Who Do You Wanna Be When You Grow Up?
“What do you wanna be when you grow up?”
The problem starts and ends with that question.
What if we pick something stupid? Shame.
What if we don’t know yet? Oh, that’s a bad sign. Must be under-ambitious.
What if we pick something we truly love? Sounds like a good way to be poor.
What if we want to be a lot of things? Should probably pick just one.
What if we change our minds? Seems like a lack of follow-through.
What if we still don’t know when we’re 30? That’s a whole new level of panic and confusion.
Sounds like a lose-lose question, if you ask me. And that’s just the start.
There’s an innate and nefarious assertion built-in to “What do you wanna be when you grow up?” Work is the greatest thing we will ever do. It is what defines us. It’s the end goal. And once we achieve that goal, we’ll be happy.
Work is the only reason to study and learn.
Work is the only reason to focus and grow — because once we’ve grown enough, we’ll finally be what we want to be.
Work is the the only reason to live.
So, what happens when we become what we wanna be and it’s not what we expected? What if it’s not as great as we thought?
Where do we go from there?
“What do you want to be when you grow up?”
We are shaped and scarred by a seemingly simple question we’re over-asked and under-equipped to answer as children, and this script haunts us as we develop into career-aged adults.
Because of this tiny, little phrase, we prematurely decide to dedicate our life to work before we even know what work is. We chain ourselves to a concept before grasping the concept of who we are — and who we actually wanna be.
Who we are — who we have the possibility of becoming — should be the shaper of what we do when we grow up. Who we are is the foundation of everything.
Maybe it’s time we start asking “Who do you wanna be when you grow up”? instead of “What do you wanna be when you grow up?”.
I wanna be kind. I wanna be brave. I wanna be curious. I wanna be generous. I wanna be adventurous. Practicing curiosity, kindness and generosity are an obvious passport to self-discovery — the kind of self-discovery that just might make choosing a career path effortless and exciting, and dare I say…fun.

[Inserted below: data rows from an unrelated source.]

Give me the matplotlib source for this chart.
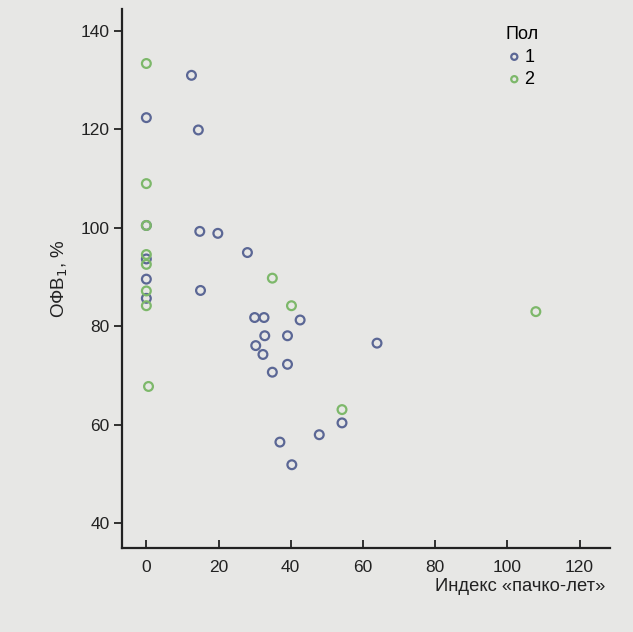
import matplotlib
matplotlib.use('Agg')
import matplotlib.pyplot as plt
import numpy as np

# pack-years index vs FEV1 (%), by sex
x1 = [12.5, 0, 14.4, 0, 14.8, 19.8, 28.0, 0, 0, 0, 15.0, 30.0, 32.6, 42.6,
      32.8, 39.1, 30.3, 32.3, 39.1, 34.9, 54.2, 47.9, 37.0, 40.3, 63.9]
y1 = [131.0, 122.4, 119.9, 100.5, 99.3, 98.9, 95.0, 93.7, 89.6, 85.7, 87.3, 81.8, 81.8, 81.3,
      78.1, 78.1, 76.1, 74.3, 72.3, 70.7, 60.4, 58.0, 56.5, 51.9, 76.6]

x2 = [0, 0, 0, 0, 0, 0, 0, 34.9, 40.2, 54.2, 107.9, 0.6]
y2 = [133.4, 109.0, 100.5, 94.6, 92.6, 87.2, 84.2, 89.8, 84.2, 63.1, 83.0, 67.8]

xticks = [0, 20, 40, 60, 80, 100, 120]
yticks = [40, 60, 80, 100, 120, 140]

plt.rcParams['font.family'] = ['Liberation Sans', 'DejaVu Sans']

bg = '#e7e7e5'
fig = plt.figure(figsize=(6.33, 6.32), dpi=100, facecolor=bg)
axes = fig.add_axes([0.193, 0.133, 0.771, 0.853])
axes.set_facecolor(bg)

axes.scatter(x1, y1, s=40, facecolors='none', edgecolors='#5b6795', linewidths=1.6, label='1')
axes.scatter(x2, y2, s=40, facecolors='none', edgecolors='#7db86a', linewidths=1.6, label='2')

axes.set_xlim(-6.7, 128.5)
axes.set_ylim(35.0, 144.5)
axes.set_xticks(xticks)
axes.set_yticks(yticks)

for s in ['top', 'right']:
    axes.spines[s].set_visible(False)
for s in ['left', 'bottom']:
    axes.spines[s].set_linewidth(1.6)
    axes.spines[s].set_color('#222222')

axes.tick_params(axis='x', direction='in', length=6, width=1.3, labelsize=12.5, pad=9, colors='#222222')
axes.tick_params(axis='y', direction='out', length=6, width=1.3, labelsize=12.5, pad=3, colors='#222222')

axes.set_ylabel('ОФВ$_1$, %', fontsize=13.5, labelpad=8, color='#222222')
axes.set_xlabel('Индекс «пачко-лет»', fontsize=13.2, color='#222222', ha='right')
axes.xaxis.set_label_coords(0.99, -0.055)

leg = axes.legend(title='Пол', loc='upper left', bbox_to_anchor=(0.785, 0.968), frameon=False,
                  fontsize=13, title_fontsize=13, handletextpad=0.05, labelspacing=0.3,
                  markerscale=0.7, alignment='left', borderaxespad=0, borderpad=0,
                  handlelength=1.0)

plt.savefig('out.png', dpi=100, facecolor=bg)
plt.close()
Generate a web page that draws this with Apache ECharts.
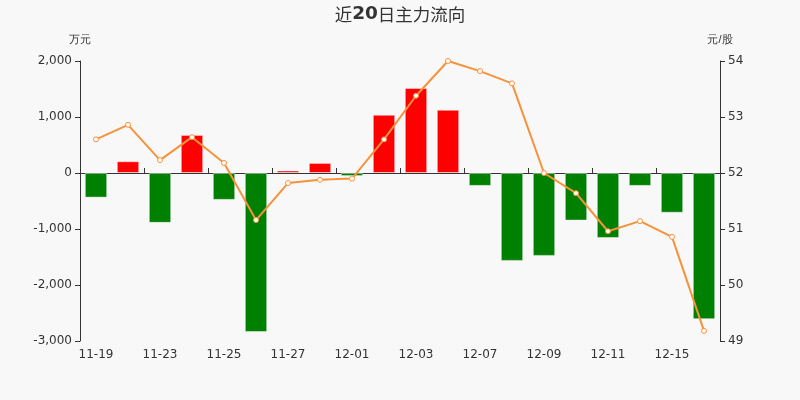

“What do you wanna be when you grow up?” is the equivalent of asking kids what their favorite city in the world is before they’ve ever gotten on a plane. Why not just get them on a plane? Plop them in the window seat of self-discovery rather than work-discovery and eventually, they’ll land in a career based on who they are, not what they think they should be.
Our job is the grant kids permission to explore.
Our job is to help kids discover who they are and who they want to be.
Our job is to give ourselves the same permission as adults.
You’ve experienced that as an adult, when what you wanna be changes, there’s an inherent shame that sets in. A sense of failure. An embarrassing admittance of defeat. Changing your mind is a synonym for losing your way. And even worse, it just plain looks bad. To future employers, when you change course, you’re seen as unreliable, flaky and that you can’t “take one for the team.”
Fuck the team. And fuck that way of thinking.
Who we want to be — not what we want to be — will always evolve, compound and change by nature. The ebb and flow of it is actually a good thing. There’s no end goal, no letdown, and no limit. Who we are only strengthens as it adapts, redirects and grows. When we focus on who we are, we put our own evolution first — and not the fleeting promise of someday being a good employee to someone else.
What we are can always be taken away from us.
Who we are cannot.
Let’s start asking “Who do you wanna be when you grow up.” And while we’re at it, let’s ask ourselves now. It’s never too late to be who you wanna be.